Un día el hombre encontró el cobre. Lo golpeó contra una piedra y vio que el cobre cedía. Deslumbrado frente a la maleabilidad del nuevo material, le fue dando una forma. Al cabo de un tiempo, había inventado un adorno. Había transformado la materia con el fin de crear algo bello. Del 9000 a. C. todavía se conserva un colgante de cobre, destinado a embellecer un templo.

El herrero nació como artesano del metal y ni siquiera su oficio había sido bautizado. Tendría que esperar miles de años para recibir un nombre. En el siglo xii a. C. el hombre descubrió el hierro, en el período que luego se denominaría, precisamente, Edad de Hierro. El artesano del metal pasaba a ser el herrero. En la aldea de Astérix, entre los personajes más destacados, junto con el druida o el pescador, se encuentra el herrero. No es casualidad. Desde la más remota antigüedad y hasta la Era Industrial, el herrero fue una de las figuras más importantes de toda comunidad. Fabricaba las herramientas del agricultor; el arado de hierro, utilizado por primera vez en la antigua Roma, permitía abrir la tierra, preparando el surco para que la semilla pudiese entrar a la profundidad justa y germinar.

No se demoró mucho tiempo en comprender las ventajas del hierro en la fabricación de armas, y los pueblos equipados con espadas de hierro pronto dominaron a los que se armaban con metales más blandos; entonces, algunos herreros fueron armeros.

Un herrero tradicional no llevaba una vida fácil. Empezaba como aprendiz, accionando interminablemente el fuelle que soplaba sobre la fragua para ­alcanzar las altísimas temperaturas necesarias para fundir el mineral de hierro. El metal se fundía o reblandecía, según los requerimientos de la tarea específica. Luego pasaba al yunque, donde lo golpeaba hasta darle la forma necesaria. Un motivo de orgullo del gremio de los herreros era que ellos mismos fabricaban las herramientas que necesitaban, básicamente martillos y pinzas. «Todo lo que necesitamos para trabajar –decían– es donde calentar el metal, un lugar donde apoyarlo y algo con que golpearlo».

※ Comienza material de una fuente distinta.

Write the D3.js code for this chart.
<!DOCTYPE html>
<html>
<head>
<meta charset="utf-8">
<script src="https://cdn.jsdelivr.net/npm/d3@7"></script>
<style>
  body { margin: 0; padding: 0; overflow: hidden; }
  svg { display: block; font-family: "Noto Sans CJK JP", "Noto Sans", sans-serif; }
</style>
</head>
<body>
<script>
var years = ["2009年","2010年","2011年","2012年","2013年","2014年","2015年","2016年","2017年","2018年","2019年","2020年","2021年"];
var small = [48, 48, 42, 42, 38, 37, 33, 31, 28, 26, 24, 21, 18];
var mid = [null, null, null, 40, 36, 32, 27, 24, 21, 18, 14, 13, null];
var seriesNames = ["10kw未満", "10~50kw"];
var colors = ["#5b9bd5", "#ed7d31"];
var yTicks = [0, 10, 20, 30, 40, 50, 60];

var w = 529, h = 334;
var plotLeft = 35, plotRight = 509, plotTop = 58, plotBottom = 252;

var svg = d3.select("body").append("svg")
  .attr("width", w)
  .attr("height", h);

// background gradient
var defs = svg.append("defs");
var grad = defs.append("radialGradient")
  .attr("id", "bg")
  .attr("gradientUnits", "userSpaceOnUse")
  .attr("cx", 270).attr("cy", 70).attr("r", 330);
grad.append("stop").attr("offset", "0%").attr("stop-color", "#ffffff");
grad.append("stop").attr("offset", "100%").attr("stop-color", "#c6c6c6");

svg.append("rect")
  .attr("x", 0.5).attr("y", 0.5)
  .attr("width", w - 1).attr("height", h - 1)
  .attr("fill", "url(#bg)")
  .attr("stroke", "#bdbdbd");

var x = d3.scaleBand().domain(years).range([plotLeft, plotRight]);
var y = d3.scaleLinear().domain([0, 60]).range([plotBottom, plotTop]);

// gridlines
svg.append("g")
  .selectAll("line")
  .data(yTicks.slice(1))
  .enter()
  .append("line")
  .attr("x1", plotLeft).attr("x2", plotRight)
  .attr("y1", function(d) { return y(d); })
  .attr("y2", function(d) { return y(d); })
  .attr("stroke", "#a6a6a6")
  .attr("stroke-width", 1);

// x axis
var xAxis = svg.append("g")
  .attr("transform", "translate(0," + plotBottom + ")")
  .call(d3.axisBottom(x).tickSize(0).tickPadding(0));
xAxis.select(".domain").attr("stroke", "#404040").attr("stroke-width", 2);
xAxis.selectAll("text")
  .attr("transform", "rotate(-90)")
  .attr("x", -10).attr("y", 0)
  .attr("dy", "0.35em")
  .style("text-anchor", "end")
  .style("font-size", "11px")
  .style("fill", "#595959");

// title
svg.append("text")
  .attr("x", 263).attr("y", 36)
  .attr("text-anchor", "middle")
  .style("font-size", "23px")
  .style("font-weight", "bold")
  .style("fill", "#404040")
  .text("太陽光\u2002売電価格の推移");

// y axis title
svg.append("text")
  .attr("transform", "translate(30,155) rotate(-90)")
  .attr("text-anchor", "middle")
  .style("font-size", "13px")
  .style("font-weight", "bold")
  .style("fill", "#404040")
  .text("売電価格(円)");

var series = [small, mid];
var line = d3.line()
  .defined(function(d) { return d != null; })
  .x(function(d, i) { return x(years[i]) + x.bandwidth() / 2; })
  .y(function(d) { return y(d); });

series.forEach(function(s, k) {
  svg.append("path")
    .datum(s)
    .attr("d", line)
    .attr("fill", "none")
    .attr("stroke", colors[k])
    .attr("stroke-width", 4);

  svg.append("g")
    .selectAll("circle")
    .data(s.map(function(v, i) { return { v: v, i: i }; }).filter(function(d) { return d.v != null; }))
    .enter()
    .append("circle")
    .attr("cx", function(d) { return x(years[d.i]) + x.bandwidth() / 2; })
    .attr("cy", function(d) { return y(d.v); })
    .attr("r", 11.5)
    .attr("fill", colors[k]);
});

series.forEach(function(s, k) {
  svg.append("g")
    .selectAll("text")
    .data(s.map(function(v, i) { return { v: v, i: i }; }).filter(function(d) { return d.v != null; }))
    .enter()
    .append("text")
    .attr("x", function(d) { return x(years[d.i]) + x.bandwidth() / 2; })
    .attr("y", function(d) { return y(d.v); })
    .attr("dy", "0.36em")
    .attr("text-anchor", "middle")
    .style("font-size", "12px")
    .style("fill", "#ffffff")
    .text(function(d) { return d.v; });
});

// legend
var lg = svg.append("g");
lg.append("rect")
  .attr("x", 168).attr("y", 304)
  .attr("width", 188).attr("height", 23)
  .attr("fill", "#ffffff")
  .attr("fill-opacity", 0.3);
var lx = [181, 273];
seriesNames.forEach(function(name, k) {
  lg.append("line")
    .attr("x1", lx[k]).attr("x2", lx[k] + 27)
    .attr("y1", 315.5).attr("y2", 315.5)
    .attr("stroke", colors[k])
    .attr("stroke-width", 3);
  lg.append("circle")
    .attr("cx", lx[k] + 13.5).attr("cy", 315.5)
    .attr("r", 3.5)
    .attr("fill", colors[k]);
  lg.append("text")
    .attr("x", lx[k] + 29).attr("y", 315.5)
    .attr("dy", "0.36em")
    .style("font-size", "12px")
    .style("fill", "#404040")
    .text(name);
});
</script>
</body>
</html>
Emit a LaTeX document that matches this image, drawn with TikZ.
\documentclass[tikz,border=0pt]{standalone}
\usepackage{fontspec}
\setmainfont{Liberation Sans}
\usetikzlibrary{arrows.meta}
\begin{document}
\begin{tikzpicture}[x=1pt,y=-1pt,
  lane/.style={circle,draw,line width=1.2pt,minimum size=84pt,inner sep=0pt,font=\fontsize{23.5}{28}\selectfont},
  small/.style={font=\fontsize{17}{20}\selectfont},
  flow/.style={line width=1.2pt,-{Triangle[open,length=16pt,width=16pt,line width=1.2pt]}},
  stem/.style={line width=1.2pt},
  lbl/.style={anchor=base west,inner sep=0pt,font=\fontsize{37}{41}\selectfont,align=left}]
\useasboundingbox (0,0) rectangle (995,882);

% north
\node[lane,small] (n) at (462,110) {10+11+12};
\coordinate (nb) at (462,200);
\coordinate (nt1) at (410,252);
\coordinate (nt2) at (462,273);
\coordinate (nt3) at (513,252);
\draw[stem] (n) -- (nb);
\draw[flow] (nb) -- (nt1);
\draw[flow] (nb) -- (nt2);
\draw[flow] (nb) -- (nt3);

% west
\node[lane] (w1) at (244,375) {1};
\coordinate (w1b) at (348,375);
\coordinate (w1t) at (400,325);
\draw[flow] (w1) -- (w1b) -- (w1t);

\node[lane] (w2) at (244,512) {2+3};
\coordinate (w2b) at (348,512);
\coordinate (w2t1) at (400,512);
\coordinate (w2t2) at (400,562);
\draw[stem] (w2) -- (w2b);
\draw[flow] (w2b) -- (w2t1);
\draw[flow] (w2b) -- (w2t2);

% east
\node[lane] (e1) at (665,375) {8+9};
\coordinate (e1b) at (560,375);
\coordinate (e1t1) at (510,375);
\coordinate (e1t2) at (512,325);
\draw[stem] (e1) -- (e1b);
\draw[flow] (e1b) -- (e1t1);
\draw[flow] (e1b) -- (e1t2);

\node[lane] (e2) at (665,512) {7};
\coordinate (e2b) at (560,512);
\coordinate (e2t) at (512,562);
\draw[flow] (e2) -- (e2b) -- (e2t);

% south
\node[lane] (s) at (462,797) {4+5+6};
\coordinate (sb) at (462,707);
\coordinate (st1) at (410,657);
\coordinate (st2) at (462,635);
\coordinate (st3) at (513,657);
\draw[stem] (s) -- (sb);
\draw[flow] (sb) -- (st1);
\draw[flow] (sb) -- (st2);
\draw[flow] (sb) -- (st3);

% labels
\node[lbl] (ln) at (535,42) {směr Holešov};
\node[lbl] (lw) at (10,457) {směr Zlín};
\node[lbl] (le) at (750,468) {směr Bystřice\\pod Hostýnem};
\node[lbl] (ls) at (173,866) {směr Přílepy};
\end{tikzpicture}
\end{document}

La invención de la soldadura fue definitoria en la transformación del oficio en el siglo xx, porque permitió que el trabajo con los metales se volviera algo tan maleable y dúctil que podía utilizarse para fabricar tanto la reja de una ventana como el fuselaje de la Apolo 11.

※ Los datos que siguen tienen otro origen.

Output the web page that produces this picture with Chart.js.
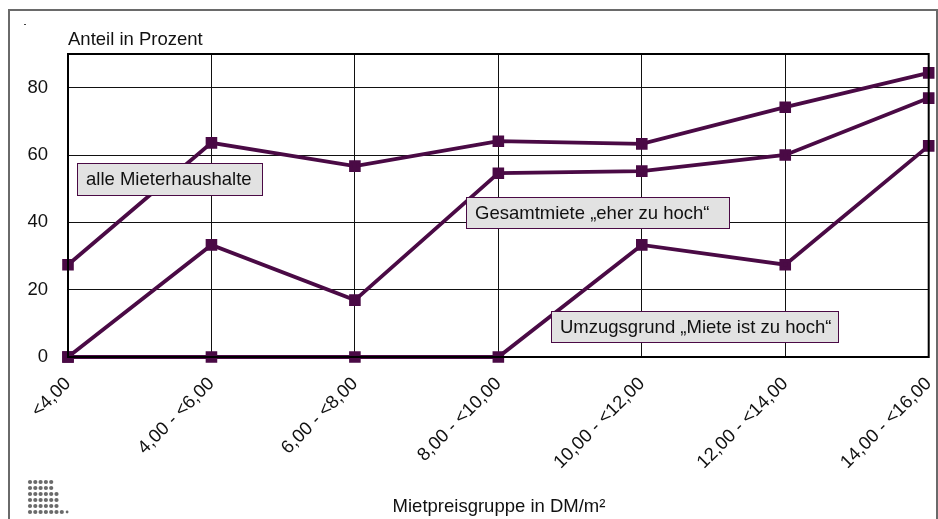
<!DOCTYPE html>
<html>
<head>
<meta charset="utf-8">
<script src="https://cdn.jsdelivr.net/npm/chart.js@4"></script>
<style>
  html, body { margin: 0; padding: 0; background: #fff; }
  #wrap { width: 938px; height: 519px; }
</style>
</head>
<body>
<div id="wrap"><canvas id="mietChart" width="938" height="519"></canvas></div>
<script>
/* ==============================
   DATA
============================== */
const categories = ['<4,00', '4,00 - <6,00', '6,00 - <8,00', '8,00 - <10,00', '10,00 - <12,00', '12,00 - <14,00', '14,00 - <16,00'];
const alleMieter = [27.4, 63.6, 56.7, 64.1, 63.3, 74.2, 84.4];
const gesamtmiete = [0, 33.3, 16.9, 54.6, 55.2, 60.0, 76.9];
const umzugsgrund = [0, 0, 0, 0, 33.3, 27.4, 62.7];
const seriesNames = ['alle Mieterhaushalte', 'Gesamtmiete „eher zu hoch“', 'Umzugsgrund „Miete ist zu hoch“'];

const LINE = '#4a0a45';
const FONT = '"Liberation Sans", Arial, Helvetica, sans-serif';

/* ==============================
   DECORATION PLUGIN
============================== */
const decor = {
    id: 'decor',
    beforeDraw(chart) {
        const c = chart.ctx;
        c.save();
        c.fillStyle = '#fff';
        c.fillRect(0, 0, chart.width, chart.height);
        // outer frame
        c.strokeStyle = '#6a6a6a';
        c.lineWidth = 2;
        c.strokeRect(9, 10, 928, 530);
        // tiny dash
        c.fillStyle = '#444';
        c.fillRect(24, 24, 2, 1);
        // dot logo
        c.fillStyle = '#6a6a6a';
        const rows = [5, 5, 6, 6, 6, 7];
        rows.forEach((n, r) => {
            for (let i = 0; i < n; i++) {
                c.beginPath();
                c.arc(30 + i * 5.3, 482 + r * 6, 2.1, 0, Math.PI * 2);
                c.fill();
            }
        });
        c.beginPath();
        c.arc(30 + 7 * 5.3, 512, 1.4, 0, Math.PI * 2);
        c.fill();
        c.restore();
    },
    afterDatasetsDraw(chart) {
        const c = chart.ctx;
        const a = chart.chartArea;
        c.save();
        // plot frame
        c.strokeStyle = '#000';
        c.lineWidth = 2;
        c.strokeRect(a.left, a.top, a.right - a.left, a.bottom - a.top);
        // axis titles
        c.fillStyle = '#111';
        c.font = '18.5px ' + FONT;
        c.textBaseline = 'middle';
        c.textAlign = 'left';
        c.fillText('Anteil in Prozent', 68, 40);
        c.textAlign = 'center';
        c.fillText('Mietpreisgruppe in DM/m²', 499, 507);
        // series label boxes
        const boxes = [
            { text: seriesNames[0], x: 77, y: 163, w: 185, h: 32 },
            { text: seriesNames[1], x: 466, y: 197, w: 263, h: 31 },
            { text: seriesNames[2], x: 551, y: 311, w: 287, h: 31 }
        ];
        c.textAlign = 'left';
        boxes.forEach(b => {
            c.fillStyle = '#e2e2e2';
            c.fillRect(b.x, b.y, b.w, b.h);
            c.strokeStyle = LINE;
            c.lineWidth = 1;
            c.strokeRect(b.x + 0.5, b.y + 0.5, b.w, b.h);
            c.fillStyle = '#111';
            c.fillText(b.text, b.x + 9, b.y + b.h / 2 + 1);
        });
        c.restore();
    }
};

function makeSet(label, data) {
    return {
        label: label,
        data: data,
        borderColor: LINE,
        backgroundColor: LINE,
        borderWidth: 3.8,
        pointStyle: 'rect',
        pointRadius: 5.5,
        pointHoverRadius: 5.5,
        tension: 0,
        clip: false
    };
}

new Chart(document.getElementById('mietChart').getContext('2d'), {
    type: 'line',
    data: {
        labels: categories,
        datasets: [
            makeSet(seriesNames[0], alleMieter),
            makeSet(seriesNames[1], gesamtmiete),
            makeSet(seriesNames[2], umzugsgrund)
        ]
    },
    options: {
        responsive: false,
        animation: false,
        layout: { padding: { left: 0, top: 54, right: 9, bottom: 0 } },
        plugins: {
            legend: { display: false },
            tooltip: { enabled: false }
        },
        scales: {
            x: {
                offset: false,
                grid: { color: '#111', lineWidth: 1, drawTicks: false },
                border: { display: false },
                ticks: {
                    color: '#111',
                    font: { family: FONT, size: 18.5 },
                    maxRotation: 45,
                    minRotation: 45,
                    padding: 16,
                    autoSkip: false
                },
                afterFit(scale) {
                    scale.height = 162;
                    scale.paddingRight = 0;
                    scale.paddingLeft = 0;
                }
            },
            y: {
                min: 0,
                max: 90,
                grid: { color: '#111', lineWidth: 1, drawTicks: false },
                border: { display: false },
                ticks: {
                    stepSize: 20,
                    color: '#111',
                    font: { family: FONT, size: 18.5 },
                    padding: 20,
                    callback: v => (v % 20 === 0 ? v : '')
                },
                afterFit(scale) {
                    scale.width = 68;
                    scale.paddingTop = 0;
                    scale.paddingBottom = 0;
                }
            }
        }
    },
    plugins: [decor]
});
</script>
</body>
</html>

Hoy el herrero recibe las piezas de la fundición. Con la sierra circular las corta con mucho cuidado, luego utiliza un disco de piedra que gira a gran velocidad y va puliendo el metal para quitarle todas las asperezas. Después puede echar mano a la arenadora, una especie de manguera que arroja arena a presión para que las ­partículas vayan dejando el metal poroso. Finalmente pinta su obra. Lo que era una pieza sin personalidad, ahora es una campana de bronce para una iglesia o una de aluminio para una cocina.

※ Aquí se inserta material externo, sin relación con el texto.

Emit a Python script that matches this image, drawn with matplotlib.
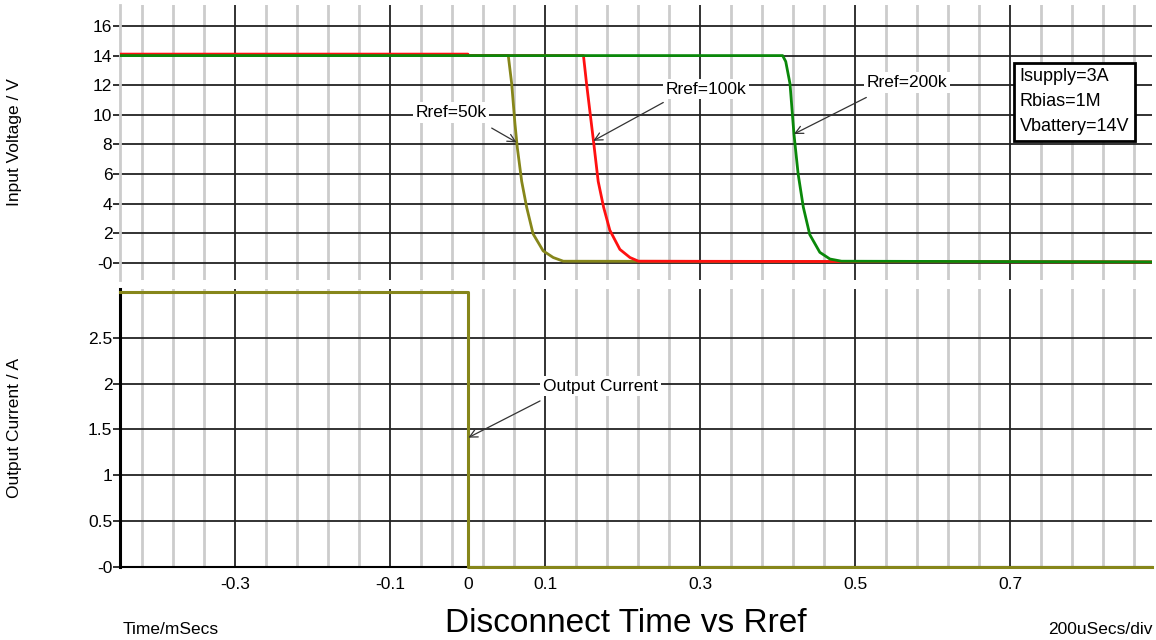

Hefesto era el dios griego del fuego y la forja, y por lo tanto patrono de los herreros, además de los escultores, los artesanos y los metalúrgicos. Se lo representaba sucio, sudoroso, requemado por estar siempre trabajando encima de fuegos casi infernales en su fragua de la isla de Lemnos, protegido por un simple delantal de cuero.

Hoy, tecnología mediante, además de su legendario delantal de cuero, Hefesto tendría siempre puesta su careta protectora para soldar, sus antiparras para evitar las esquirlas de metal al cortar una chapa, sus guantes para manipular metales calientes y de bordes afilados debido a los cortes precisos. Pero seguiría siendo el supremo artesano, el que domina los secretos necesarios para tomar algunos de los materiales más duros y rígidos de la tierra y darles la forma que se le antoje.